Schwartz Tells Me How He Really Feels!

Last night the Finn and I were discussing what pizza to order for dinner. I was determined to take a break from the chaotic kitchen collection of dirty dishes, a full dishwasher of clean dishes, and food scraps on every counter and on the floor. Pizza was my solution – then a little summer socializing with a bottle of wine (or 2 or 3) in my g/f’s backyard.

Schwartz was trying to convince me to order Little Ceasar’s $5 pepperoni pizzas for dinner. YUCK! Of all the pizza – this one is truly junk pizza in my eyes. Let me say, Schwartz loves it junky. The cheaper the better in his mind. Despite my efforts to bring fine dining into his life (organic foods), he regularly refuses to recognize the value of good food. He loves cheap food. He tells me “don’t bother buying that nice ice cream. I like the cheap ice cream so I can eat as much as I want). So, we were hassling each other about pizza – his love of junk pizza and my need to support the local economy with a local order that supports a really cool guy and his pizza vision (Roman Candle Pizza Lovers Unite!). We were at odds, and loving the banter.

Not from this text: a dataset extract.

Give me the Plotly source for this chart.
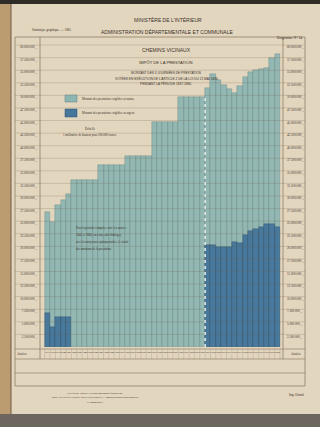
import plotly.graph_objects as go

# ---------------- data ----------------
years = list(range(1837, 1881))
# total amount of the prestation (millions of francs)
total_millions = [
    26.8, 24.8, 28.2, 29.2, 30.4,          # 1837-1841
    33.2, 33.2, 33.2, 33.2, 33.2,          # 1842-1846 (moyenne)
    36.2, 36.2, 36.2, 36.2, 36.2,          # 1847-1851
    37.9, 37.9, 37.9, 37.9, 37.9,          # 1852-1856
    44.7, 44.7, 44.7, 44.7, 44.7,          # 1857-1861
    49.7, 49.7, 49.7, 49.7, 49.7,          # 1862-1866
    51.5, 54.2, 53.0, 52.1, 51.3, 50.5, 51.9,   # 1867-1873
    53.6, 54.6, 55.0, 55.2, 55.4, 57.4, 58.2,   # 1874-1880
]
# part payable in money (millions of francs); None = not recorded separately
argent_millions = [
    6.8, 4.0, 6.0, 6.0, 6.0,
    None, None, None, None, None,
    None, None, None, None, None,
    None, None, None, None, None,
    None, None, None, None, None,
    None, None, None, None, None,
    20.3, 20.3, 19.9, 19.9, 19.9, 20.9, 20.7,
    22.3, 23.0, 23.4, 23.8, 24.4, 24.4, 23.8,
]
y_tick_values = [i * 2500000 for i in range(1, 25)]
y_tick_labels = ["{:,}".format(v).replace(",", ".") + " _" for v in y_tick_values]
x_tick_labels = [str(y) for y in years]

total = [v * 1e6 for v in total_millions]
argent = [None if v is None else v * 1e6 for v in argent_millions]

# ---------------- styling ----------------
W, H = 320, 427
ML, MR, MT, MB = 40, 37, 40, 80
PW, PH = W - ML - MR, H - MT - MB
PAPER = "#e3d6bf"
LIGHT = "#8db6b3"
DARK = "#45769b"
INK = "#3a3128"
LINE = "#8f7f6a"
SERIF = "Liberation Serif, DejaVu Serif, serif"
NARROW = "Liberation Sans Narrow, Liberation Sans, Arial, sans-serif"


def px(x):
    return (x - ML) / PW


def py(y):
    return (H - MB - y) / PH


fig = go.Figure()
fig.add_trace(go.Bar(
    x=years, y=total, name="Montant des prestations exigibles en nature",
    marker=dict(color=LIGHT, line=dict(color="rgba(40,80,85,0.45)", width=0.5)),
    width=1, opacity=0.93, showlegend=False, hoverinfo="x+y",
))
fig.add_trace(go.Bar(
    x=years, y=argent, name="Montant des prestations exigibles en argent",
    marker=dict(color=DARK, line=dict(color="rgba(20,45,70,0.5)", width=0.5)),
    width=1, opacity=0.95, showlegend=False, hoverinfo="x+y",
))

shapes = []
annots = []

# photographic page surroundings
shapes.append(dict(type="rect", xref="paper", yref="paper", x0=px(0), x1=px(11), y0=py(0), y1=py(H),
                   fillcolor="#bb9b70", line=dict(width=0), layer="below"))
shapes.append(dict(type="line", xref="paper", yref="paper", x0=px(11), x1=px(11), y0=py(0), y1=py(H),
                   line=dict(color="#6e5a42", width=1), layer="below"))
shapes.append(dict(type="rect", xref="paper", yref="paper", x0=px(0), x1=px(W), y0=py(0), y1=py(4),
                   fillcolor="#2f2b27", line=dict(width=0), layer="below"))
shapes.append(dict(type="rect", xref="paper", yref="paper", x0=px(0), x1=px(W), y0=py(414), y1=py(H),
                   fillcolor="#6c665f", line=dict(width=0), layer="below"))

# frame of the diagram
shapes.append(dict(type="rect", xref="paper", yref="paper", x0=px(15), x1=px(305), y0=py(37), y1=py(386),
                   line=dict(color=LINE, width=0.8), layer="above"))
for yy in [349, 359, 373]:
    shapes.append(dict(type="line", xref="paper", yref="paper", x0=px(15), x1=px(305), y0=py(yy), y1=py(yy),
                       line=dict(color=LINE, width=0.7), layer="above"))
for xx in [40, 283]:
    shapes.append(dict(type="line", xref="paper", yref="paper", x0=px(xx), x1=px(xx), y0=py(37), y1=py(359),
                       line=dict(color=LINE, width=0.8), layer="above"))
# year separators in the label row
for i in range(len(years) + 1):
    xv = years[0] - 0.5 + i
    shapes.append(dict(type="line", xref="x", yref="paper", x0=xv, x1=xv, y0=py(349), y1=py(359),
                       line=dict(color="rgba(140,125,105,0.6)", width=0.4), layer="above"))

# horizontal ruling at each tick, across the whole sheet
for v in y_tick_values:
    shapes.append(dict(type="line", xref="paper", yref="y", x0=px(15), x1=px(305), y0=v, y1=v,
                       line=dict(color="rgba(110,92,72,0.38)", width=0.6), layer="above"))

# dashed separation between the averaged and the yearly periods
shapes.append(dict(type="line", xref="x", yref="y", x0=1866.5, x1=1866.5, y0=0, y1=total[years.index(1866)],
                   line=dict(color="#dfe8e4", width=1.6, dash="dot"), layer="above"))

# legend boxes
shapes.append(dict(type="rect", xref="paper", yref="paper", x0=px(65), x1=px(77), y0=py(95), y1=py(102),
                   fillcolor=LIGHT, line=dict(color="#5d7f7d", width=0.5), layer="above"))
shapes.append(dict(type="rect", xref="paper", yref="paper", x0=px(65), x1=px(77), y0=py(109), y1=py(117),
                   fillcolor=DARK, line=dict(color="#2d4f69", width=0.5), layer="above"))


def txt(x, y, s, size=4, anchor="center", font=SERIF, color=INK):
    annots.append(dict(x=px(x), y=py(y), xref="paper", yref="paper", text=s, showarrow=False,
                       xanchor=anchor, yanchor="middle", font=dict(size=size, family=font, color=color)))


txt(168, 20, "MINISTÈRE DE L'INTÉRIEUR", 5, font=NARROW)
txt(167, 32, "ADMINISTRATION DÉPARTEMENTALE ET COMMUNALE", 5, font=NARROW)
txt(30, 30, "Statistique graphique. — 1881.", 3.2, anchor="left")
txt(305, 38, "Diagramme N° 24.", 3.4, anchor="right")

txt(166, 50, "CHEMINS VICINAUX", 5, font=NARROW)
txt(166, 62, "IMPÔT DE LA PRESTATION", 4.2, font=NARROW)
txt(166, 72, "MONTANT DES 3 JOURNÉES DE PRESTATION", 3.2, font=NARROW)
txt(166, 78, "VOTÉES EN EXÉCUTION DE L'ARTICLE 2 DE LA LOI DU 21 MAI 1836", 3.2, font=NARROW)
txt(166, 84, "PENDANT LA PÉRIODE 1837-1880.", 3.2, font=NARROW)

txt(80, 98.5, "Montant des prestations exigibles en nature.", 3, anchor="left")
txt(80, 113, "Montant des prestations exigibles en argent.", 3, anchor="left")
txt(90, 128, "Échelle", 3.4)
txt(90, 135, "1 millimètre de hauteur pour 200.000 francs.", 3)

for i, line in enumerate([
    "Pour la période comprise entre les années",
    "1842 et 1866, on a fait, afin d'abréger,",
    "avec les moyennes quinquennales, le calcul",
    "des montants de la prestation.",
]):
    txt(74, 228 + i * 7, line, 3, anchor="left")

txt(22, 354, "Années", 3.2)
txt(296, 354, "Années", 3.2)

txt(95, 393, "Étal dressé d'après les renseignements fournis par", 2.8)
txt(95, 397.5, "MM. les Préfets et publié par la Direction de l'Administration départementale", 2.8)
txt(95, 402, "et communale.", 2.8)
txt(296, 395, "Imp. Erhard.", 3)

fig.update_layout(
    width=W, height=H,
    margin=dict(l=ML, r=MR, t=MT, b=MB, pad=0),
    paper_bgcolor=PAPER, plot_bgcolor=PAPER,
    barmode="overlay", bargap=0,
    showlegend=False,
    separators=",.",
    shapes=shapes, annotations=annots,
    xaxis=dict(range=[1835.62, 1881.06], tickmode="array", tickvals=years, ticktext=x_tick_labels,
               tickangle=0, tickfont=dict(size=2.6, family=SERIF, color=INK), ticks="",
               showgrid=False, zeroline=False, showline=False, ticklabelstandoff=2),
    yaxis=dict(range=[0, 61.0e6], tickmode="array", tickvals=y_tick_values, ticktext=y_tick_labels,
               tickfont=dict(size=3.2, family=SERIF, color=INK), ticks="", showgrid=False,
               zeroline=False, showline=False, ticklabelshift=2, ticklabelstandoff=2),
    yaxis2=dict(range=[0, 61.0e6], overlaying="y", side="right", tickmode="array",
                tickvals=y_tick_values, ticktext=y_tick_labels,
                tickfont=dict(size=3.2, family=SERIF, color=INK), ticks="", showgrid=False,
                zeroline=False, showline=False, ticklabelshift=2, ticklabelstandoff=3),
)
# invisible trace to carry the right-hand axis
fig.add_trace(go.Scatter(x=[years[0]], y=[0], yaxis="y2", mode="markers",
                         marker=dict(opacity=0), showlegend=False, hoverinfo="skip"))

fig.write_html("out.html")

As he strode out the door to play some tennis before pizza he laughingly yelled over his shoulder, “I don’t care what pizza you get, I just like to argue with you!” I yelled back to him, “I like to harass you too!” Whooo hoooo. Do you know in “cool nordic speak” the Finn told me he loves me? Yep, he did. This is as close as we’re going to get to emotion from Schwartz. Our work is done, he can go home now.